======== Data shown

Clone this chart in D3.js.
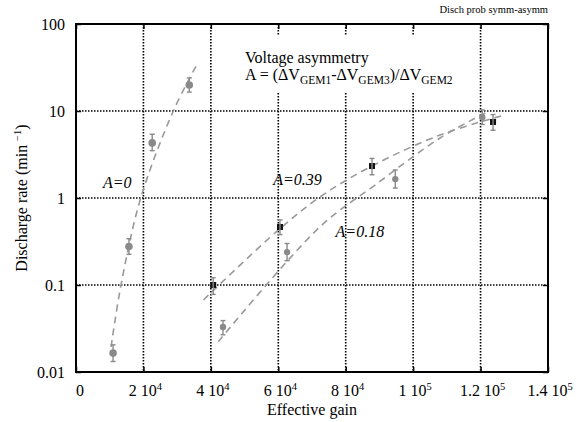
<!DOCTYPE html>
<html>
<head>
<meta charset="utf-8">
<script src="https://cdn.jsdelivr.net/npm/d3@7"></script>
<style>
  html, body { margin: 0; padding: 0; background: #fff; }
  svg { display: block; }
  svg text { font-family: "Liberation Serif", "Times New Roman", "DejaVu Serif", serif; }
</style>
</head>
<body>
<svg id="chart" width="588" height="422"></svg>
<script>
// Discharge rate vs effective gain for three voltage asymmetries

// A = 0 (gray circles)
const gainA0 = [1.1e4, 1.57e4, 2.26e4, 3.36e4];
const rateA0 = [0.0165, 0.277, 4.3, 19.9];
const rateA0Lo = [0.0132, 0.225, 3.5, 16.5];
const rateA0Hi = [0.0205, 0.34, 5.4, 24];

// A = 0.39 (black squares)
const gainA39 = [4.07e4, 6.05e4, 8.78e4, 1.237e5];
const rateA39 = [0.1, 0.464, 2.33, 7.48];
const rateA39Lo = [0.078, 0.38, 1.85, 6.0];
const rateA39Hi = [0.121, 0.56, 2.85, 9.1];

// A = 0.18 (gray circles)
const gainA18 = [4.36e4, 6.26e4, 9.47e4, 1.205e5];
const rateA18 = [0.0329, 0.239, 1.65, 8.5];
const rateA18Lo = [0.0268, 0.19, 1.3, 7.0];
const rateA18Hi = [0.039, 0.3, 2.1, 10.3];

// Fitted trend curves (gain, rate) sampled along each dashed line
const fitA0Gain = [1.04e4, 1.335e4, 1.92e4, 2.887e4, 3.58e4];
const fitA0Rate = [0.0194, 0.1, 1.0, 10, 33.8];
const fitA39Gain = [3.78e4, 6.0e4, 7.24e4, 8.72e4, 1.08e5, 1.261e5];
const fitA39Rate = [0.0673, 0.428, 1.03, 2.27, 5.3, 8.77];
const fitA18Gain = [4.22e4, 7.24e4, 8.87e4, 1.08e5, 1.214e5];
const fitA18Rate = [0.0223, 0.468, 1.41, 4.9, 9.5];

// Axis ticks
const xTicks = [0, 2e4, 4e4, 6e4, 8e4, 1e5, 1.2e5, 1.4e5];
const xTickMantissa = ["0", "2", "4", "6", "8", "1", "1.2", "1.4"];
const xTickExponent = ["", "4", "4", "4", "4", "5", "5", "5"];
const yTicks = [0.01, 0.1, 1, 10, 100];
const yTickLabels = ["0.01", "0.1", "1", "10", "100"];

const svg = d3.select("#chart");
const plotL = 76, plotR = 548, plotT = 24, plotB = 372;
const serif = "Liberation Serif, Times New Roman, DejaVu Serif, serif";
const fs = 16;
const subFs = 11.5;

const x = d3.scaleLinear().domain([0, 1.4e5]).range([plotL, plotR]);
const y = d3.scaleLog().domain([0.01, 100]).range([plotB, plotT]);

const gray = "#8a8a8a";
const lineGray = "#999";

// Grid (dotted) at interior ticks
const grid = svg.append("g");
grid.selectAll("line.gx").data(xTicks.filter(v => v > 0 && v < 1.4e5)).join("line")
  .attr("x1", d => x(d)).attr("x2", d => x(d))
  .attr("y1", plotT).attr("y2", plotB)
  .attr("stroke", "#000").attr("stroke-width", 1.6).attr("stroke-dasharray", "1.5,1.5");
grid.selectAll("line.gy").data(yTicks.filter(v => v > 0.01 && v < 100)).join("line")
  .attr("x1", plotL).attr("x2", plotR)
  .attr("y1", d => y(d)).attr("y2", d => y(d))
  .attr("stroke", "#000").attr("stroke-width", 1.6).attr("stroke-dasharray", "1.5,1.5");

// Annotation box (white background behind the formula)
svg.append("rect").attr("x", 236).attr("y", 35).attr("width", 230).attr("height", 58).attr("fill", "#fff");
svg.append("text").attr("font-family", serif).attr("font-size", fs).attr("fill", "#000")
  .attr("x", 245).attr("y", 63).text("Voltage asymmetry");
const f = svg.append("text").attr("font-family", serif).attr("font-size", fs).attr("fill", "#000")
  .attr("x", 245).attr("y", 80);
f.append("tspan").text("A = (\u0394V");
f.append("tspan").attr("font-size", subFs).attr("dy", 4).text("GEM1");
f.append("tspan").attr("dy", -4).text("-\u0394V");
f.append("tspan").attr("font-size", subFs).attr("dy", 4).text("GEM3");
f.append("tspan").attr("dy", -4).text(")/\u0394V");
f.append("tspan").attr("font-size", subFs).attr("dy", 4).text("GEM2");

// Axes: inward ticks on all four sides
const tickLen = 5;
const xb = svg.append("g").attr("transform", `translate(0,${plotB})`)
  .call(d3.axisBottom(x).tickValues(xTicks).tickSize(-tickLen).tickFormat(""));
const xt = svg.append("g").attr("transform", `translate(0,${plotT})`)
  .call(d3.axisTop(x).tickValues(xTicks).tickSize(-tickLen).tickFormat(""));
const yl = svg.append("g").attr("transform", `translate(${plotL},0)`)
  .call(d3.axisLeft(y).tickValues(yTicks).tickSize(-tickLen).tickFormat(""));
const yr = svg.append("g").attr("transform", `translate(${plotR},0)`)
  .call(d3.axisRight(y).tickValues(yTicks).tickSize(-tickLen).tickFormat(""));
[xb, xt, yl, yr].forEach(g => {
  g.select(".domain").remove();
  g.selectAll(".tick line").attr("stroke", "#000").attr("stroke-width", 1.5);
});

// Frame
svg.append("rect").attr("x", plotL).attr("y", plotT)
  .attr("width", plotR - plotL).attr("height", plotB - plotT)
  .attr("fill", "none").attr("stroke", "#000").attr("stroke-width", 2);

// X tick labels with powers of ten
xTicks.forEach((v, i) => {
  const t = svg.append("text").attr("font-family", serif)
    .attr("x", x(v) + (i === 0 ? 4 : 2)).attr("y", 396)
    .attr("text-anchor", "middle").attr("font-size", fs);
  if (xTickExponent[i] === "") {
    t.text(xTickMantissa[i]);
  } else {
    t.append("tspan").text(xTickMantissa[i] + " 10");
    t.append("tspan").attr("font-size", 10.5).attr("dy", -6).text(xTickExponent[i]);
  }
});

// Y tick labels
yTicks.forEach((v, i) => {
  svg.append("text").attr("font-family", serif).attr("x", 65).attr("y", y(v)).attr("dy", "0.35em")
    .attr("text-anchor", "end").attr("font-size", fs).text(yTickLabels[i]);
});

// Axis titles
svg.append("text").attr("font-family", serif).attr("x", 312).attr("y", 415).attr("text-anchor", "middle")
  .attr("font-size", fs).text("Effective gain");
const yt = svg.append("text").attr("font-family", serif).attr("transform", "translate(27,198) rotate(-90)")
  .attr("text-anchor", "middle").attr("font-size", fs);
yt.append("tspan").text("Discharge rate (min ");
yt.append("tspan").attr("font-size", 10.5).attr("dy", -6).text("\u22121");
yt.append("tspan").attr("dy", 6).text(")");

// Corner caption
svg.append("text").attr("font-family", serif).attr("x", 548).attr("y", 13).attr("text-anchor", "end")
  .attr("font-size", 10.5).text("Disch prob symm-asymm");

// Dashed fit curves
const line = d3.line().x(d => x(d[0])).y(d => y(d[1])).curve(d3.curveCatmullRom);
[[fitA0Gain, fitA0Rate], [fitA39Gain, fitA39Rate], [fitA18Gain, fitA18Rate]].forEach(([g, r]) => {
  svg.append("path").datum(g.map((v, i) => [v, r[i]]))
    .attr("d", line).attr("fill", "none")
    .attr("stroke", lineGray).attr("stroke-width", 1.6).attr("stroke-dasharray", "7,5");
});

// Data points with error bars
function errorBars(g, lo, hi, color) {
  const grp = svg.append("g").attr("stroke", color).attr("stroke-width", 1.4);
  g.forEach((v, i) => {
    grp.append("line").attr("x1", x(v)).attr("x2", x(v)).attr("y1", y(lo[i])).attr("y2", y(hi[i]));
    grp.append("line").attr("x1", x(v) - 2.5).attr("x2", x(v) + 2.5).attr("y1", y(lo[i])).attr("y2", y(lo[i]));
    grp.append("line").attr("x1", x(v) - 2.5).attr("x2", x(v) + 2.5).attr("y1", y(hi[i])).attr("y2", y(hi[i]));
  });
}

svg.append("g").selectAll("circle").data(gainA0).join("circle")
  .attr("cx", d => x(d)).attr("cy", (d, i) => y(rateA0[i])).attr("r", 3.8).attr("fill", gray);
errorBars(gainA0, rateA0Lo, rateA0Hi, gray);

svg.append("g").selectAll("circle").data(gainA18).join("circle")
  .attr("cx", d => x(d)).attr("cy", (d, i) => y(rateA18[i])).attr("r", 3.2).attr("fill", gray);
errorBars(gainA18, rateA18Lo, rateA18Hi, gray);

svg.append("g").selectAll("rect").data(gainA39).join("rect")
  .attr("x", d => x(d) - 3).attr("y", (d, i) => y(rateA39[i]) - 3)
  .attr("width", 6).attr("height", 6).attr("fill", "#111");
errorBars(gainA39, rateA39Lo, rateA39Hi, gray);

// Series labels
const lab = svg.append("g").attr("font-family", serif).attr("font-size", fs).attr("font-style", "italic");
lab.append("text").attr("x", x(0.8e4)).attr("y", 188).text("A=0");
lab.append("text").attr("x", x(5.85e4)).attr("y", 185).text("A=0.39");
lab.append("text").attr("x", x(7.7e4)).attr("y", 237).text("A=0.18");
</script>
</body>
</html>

================

Exercise goal: Print, exactly as written, the lines above from the first one to the one containing "const rateA18Hi = [0.039, 0.3, 2.1, 10.3];". Leave out pictures.

Reply to the exercise:
Clone this chart in D3.js.
<!DOCTYPE html>
<html>
<head>
<meta charset="utf-8">
<script src="https://cdn.jsdelivr.net/npm/d3@7"></script>
<style>
  html, body { margin: 0; padding: 0; background: #fff; }
  svg { display: block; }
  svg text { font-family: "Liberation Serif", "Times New Roman", "DejaVu Serif", serif; }
</style>
</head>
<body>
<svg id="chart" width="588" height="422"></svg>
<script>
// Discharge rate vs effective gain for three voltage asymmetries

// A = 0 (gray circles)
const gainA0 = [1.1e4, 1.57e4, 2.26e4, 3.36e4];
const rateA0 = [0.0165, 0.277, 4.3, 19.9];
const rateA0Lo = [0.0132, 0.225, 3.5, 16.5];
const rateA0Hi = [0.0205, 0.34, 5.4, 24];

// A = 0.39 (black squares)
const gainA39 = [4.07e4, 6.05e4, 8.78e4, 1.237e5];
const rateA39 = [0.1, 0.464, 2.33, 7.48];
const rateA39Lo = [0.078, 0.38, 1.85, 6.0];
const rateA39Hi = [0.121, 0.56, 2.85, 9.1];

// A = 0.18 (gray circles)
const gainA18 = [4.36e4, 6.26e4, 9.47e4, 1.205e5];
const rateA18 = [0.0329, 0.239, 1.65, 8.5];
const rateA18Lo = [0.0268, 0.19, 1.3, 7.0];
const rateA18Hi = [0.039, 0.3, 2.1, 10.3];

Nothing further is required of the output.